Pour ce qu’il a été et ce qu’il a accompli, Patrice Ndedi Penda sera à jamais présent dans les cœurs et les mémoires.  Alors que se tient à Banya le 25 janvier 2025 la cérémonie d’adieu au défunt, alors que celui-ci entame son dernier voyage, les hommages mettent en relief le savoir étendu et la pluridisciplinarité de ce digne fils du NKam issu de la lignée princière des BonaWouan et Nkakè.  Les témoignages rappellent que l’homme qui s’en va relève de la fine crème de l’intelligentsia du département et que le brillant esprit qu’il fut a marqué son temps   par ses œuvres immortelles.

Parlant d’immortalité, Patrice Ndedi Penda a été un écrivain engagé. Il appartient, par conséquent, à cette catégorie d’hommes dont les œuvres, mises au service des causes nobles, constituent la continuité de leur être. Par sa plume, il avait fait le choix de mettre en scène les tares de la société, les actions de l’homme assez souvent saturées de mensonges, d’hypocrisie, d’orgueil etc.  Tout cela à l’effet de sensibiliser et de susciter un changement social positif.

Immortel

La postérité se souviendra qu’à 24 ans, il est déjà auteur d’un illustre ouvrage, Le Fusil, qui sera sacré Prix des auditeurs de l’Ortf en 1969. Elle se souviendra qu’il a été un écrivain prolifique avec à son actif une vingtaine d’ouvrages aujourd’hui inscrits dans les fresques de la littérature camerounaise et africaine.   Les âmes sensibles à la beauté littéraire y   trouveront leur compte car ce dramaturge savait opérer un savant dosage entre la satire, l’humour et l’ironie mordante.  De lui, Ambroise Mbia, une autre icône du théâtre africain, disait qu’il était le meilleur metteur en scène au Cameroun et le meilleur dramaturge d’Afrique Centrale.

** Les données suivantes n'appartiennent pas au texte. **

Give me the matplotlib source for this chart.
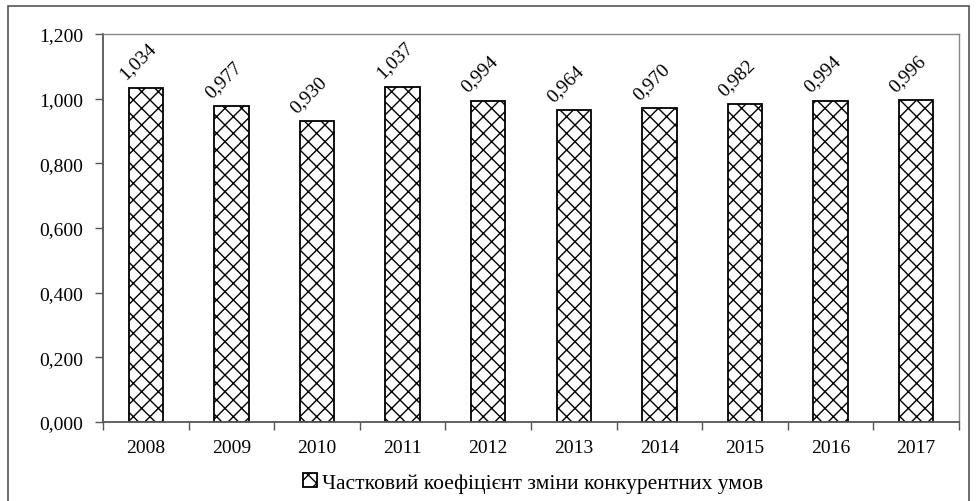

Patrice Ndedi Penda avait l’âme du pionnier. Dans divers domaines de la vie professionnelle, il faisait figure de défricheur. Il était en effet de ceux qui ouvrent la voie, qui osent, généralement sans s’encombrer de la peur de l’échec.  Il fait partie des premiers Directeurs de publication(Dp) qui ont cru pouvoir profiter de l’avènement du multipartisme autour des années 90 pour accompagner le « changement ». Le journal satirique Galaxie et l’Ami du peuple qu’il crée à Douala à cette époque impriment très vite leurs marques dans le paysage médiatique Camerounais.

Jeune Journaliste, nous prenions beaucoup de plaisir à travailler à ses côtés, à le voir manier avec dextérité les comparaisons, les hyperboles, les oxymores pour exprimer une idée toujours pertinente qui va susciter une prise de conscience ou faire réagir.  Les lecteurs se tordaient de rire quand ils dégustaient « Le Dougourou », une rubrique de Galaxie animée de plume de maitre par le Dp en personne et qui relatait chaque semaine un cas de goguenardise que lui offrait à voir notre société. A l’image du Canard enchainé, Galaxie informait, dénonçait mais aussi rapportait avec humour les potins croustillants des petits couloirs de l’espace politique.  Nous en gardons un heureux souvenir !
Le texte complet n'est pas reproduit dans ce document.